Over a period of time, the statue of Nandi at the temple has turned black from its original colour of grey due to the regular application of coconut milk and butter that the devotees offer. An inscription found inside temple suggests that the Vrishabhavati River flowing to the western Bangalore has its main source located in a spring beneath the statue.
Kadalekai Parishe or the groundnut fair takes place once every year on the last Monday and Tuesday of the Kartika month of the Hindu calendar. A wide range of groundnuts are salted, spiced, boiled, fried, honey-roasted and even sugar-coated. People come in large numbers to buy the groundnuts, along with numerous stalls selling toys, street food, ornaments, handmade idols, and a lot more. This is the best and the most crowded time of the year to enjoy the carnival vibes. The Groundnuts are sold on the day remembering the reason for the formation of the temple- the farmer hitting the wild bull.
Situated inside the lush greenery of the Bugle Rock Park, The Dodda Basavanagudi Temple remains one of the must-visit temples in India. The temple is busy all around the year, but busiest during the Groundnut Fair and the Ugadi festival (New Year according to the Hindu calendar).

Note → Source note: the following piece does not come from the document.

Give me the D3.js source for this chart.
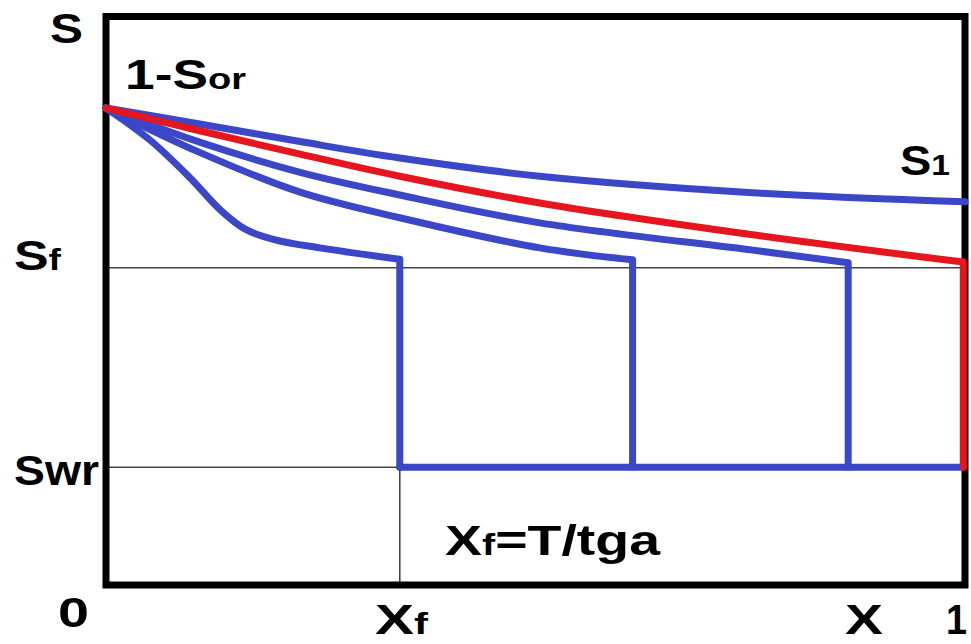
<!DOCTYPE html>
<html>
<head>
<meta charset="utf-8">
<script src="https://cdn.jsdelivr.net/npm/d3@7"></script>
<style>
  html, body { margin: 0; padding: 0; background: #fff; }
  svg { display: block; }
  text { font-family: "Liberation Sans", Arial, sans-serif; font-weight: bold; fill: #000; }
</style>
</head>
<body>
<svg id="chart" width="971" height="644"></svg>
<script>
// ---- data (dimensionless x and saturation S) ----
const S_INIT = 0.839;   // 1 - Sor
const S_F = 0.558;      // Sf
const S_WR = 0.207;     // Swr
const XF_MAIN = 0.342;  // Xf marked on axis

// profile curves: [x, S]
const curveS1  = [[0,0.839],[0.109,0.811],[0.226,0.780],[0.342,0.751],[0.505,0.719],[0.753,0.690],[1.0,0.674]];
const curveRed = [[0,0.839],[0.109,0.799],[0.226,0.758],[0.342,0.719],[0.505,0.672],[0.753,0.616],[0.998,0.568]];
const curveB3  = [[0,0.839],[0.109,0.779],[0.226,0.726],[0.342,0.686],[0.505,0.637],[0.753,0.589],[0.864,0.567]];
const curveB4  = [[0,0.839],[0.109,0.761],[0.226,0.691],[0.342,0.646],[0.505,0.593],[0.613,0.572]];
const curveB5  = [[0,0.839],[0.051,0.783],[0.098,0.716],[0.133,0.660],[0.162,0.626],[0.197,0.607],[0.249,0.593],[0.342,0.573]];
// front positions where a curve drops to Swr
const fronts = [0.342, 0.613, 0.864];
const redFront = 0.998;

// ---- layout ----
const svg = d3.select("#chart");
const xs = d3.scaleLinear().domain([0, 1]).range([106, 965]);
const ys = d3.scaleLinear().domain([0, 1]).range([585, 16.5]);

const BLUE = "#3b47c7";
const RED = "#e5161e";
const THIN = "#444";

// thin reference lines
svg.append("line").attr("x1", xs(0)).attr("x2", xs(1)).attr("y1", ys(S_F)).attr("y2", ys(S_F))
  .attr("stroke", THIN).attr("stroke-width", 1.6);
svg.append("line").attr("x1", xs(0)).attr("x2", xs(XF_MAIN)).attr("y1", ys(S_WR)).attr("y2", ys(S_WR))
  .attr("stroke", THIN).attr("stroke-width", 1.6);
svg.append("line").attr("x1", xs(XF_MAIN)).attr("x2", xs(XF_MAIN)).attr("y1", ys(S_WR)).attr("y2", ys(0))
  .attr("stroke", THIN).attr("stroke-width", 1.6);

// frame
svg.append("rect").attr("x", xs(0)).attr("y", ys(1))
  .attr("width", xs(1) - xs(0)).attr("height", ys(0) - ys(1))
  .attr("fill", "none").attr("stroke", "#000").attr("stroke-width", 7);

const line = d3.line().x(d => xs(d[0])).y(d => ys(d[1])).curve(d3.curveCatmullRom.alpha(0.5));

function drawProfile(pts, xf, color) {
  let d = line(pts);
  if (xf !== null) d += `L${xs(xf)},${ys(S_WR)}`;
  svg.append("path").attr("d", d).attr("fill", "none")
    .attr("stroke", color).attr("stroke-width", 7)
    .attr("stroke-linejoin", "round").attr("stroke-linecap", "round");
}

// bottom Swr blue line
svg.append("line").attr("x1", xs(XF_MAIN)).attr("x2", xs(redFront)).attr("y1", ys(S_WR)).attr("y2", ys(S_WR))
  .attr("stroke", BLUE).attr("stroke-width", 7).attr("stroke-linecap", "round");

drawProfile(curveS1, null, BLUE);
drawProfile(curveB5, fronts[0], BLUE);
drawProfile(curveB4, fronts[1], BLUE);
drawProfile(curveB3, fronts[2], BLUE);
drawProfile(curveRed, redFront, RED);

// ---- labels ----
function label(x, y, parts, width) {
  const t = svg.append("text").attr("x", x).attr("y", y);
  parts.forEach(p => t.append("tspan").attr("font-size", p[1]).text(p[0]));
  if (width) t.attr("textLength", width).attr("lengthAdjust", "spacingAndGlyphs");
  return t;
}
const BIG = 42, SUB = 30;
label(50, 43, [["S", BIG]], 33);
label(125, 89, [["1-S", BIG], ["or", SUB]], 121);
label(900, 175, [["S", BIG], ["1", SUB]], 50);
label(14, 270, [["S", BIG], ["f", SUB]], 47);
label(14, 485, [["S", BIG], ["wr", BIG]], 85);
label(58, 627, [["0", BIG]], 31);
label(375, 634, [["X", BIG], ["f", SUB]], 53);
label(845, 634, [["X", BIG]], 38);
label(946, 634, [["1", BIG]], 21);
label(445, 555, [["X", BIG], ["f", SUB], ["=T/tga", BIG]], 215);
</script>
</body>
</html>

The whole area of Basavanagudi is one of the Bangaloreans’ perfect places for a one day outing-enjoying the greenery of the Bugle Rock Park, visiting the Dodda Ganesha and Basavanagudi temples, getting into the Gandhi Bazaar to go on a shopping haul and finally end the day with Masale Dose and by 2 Filter Coffee in the very famous Vidyarthi Bhavan. Basavanagudi, indeed has created a lot of memories for me. Even though I couldn’t go there the last time, cherishing those memories revives the carnival-like vibes of the Kadalekai Parishe!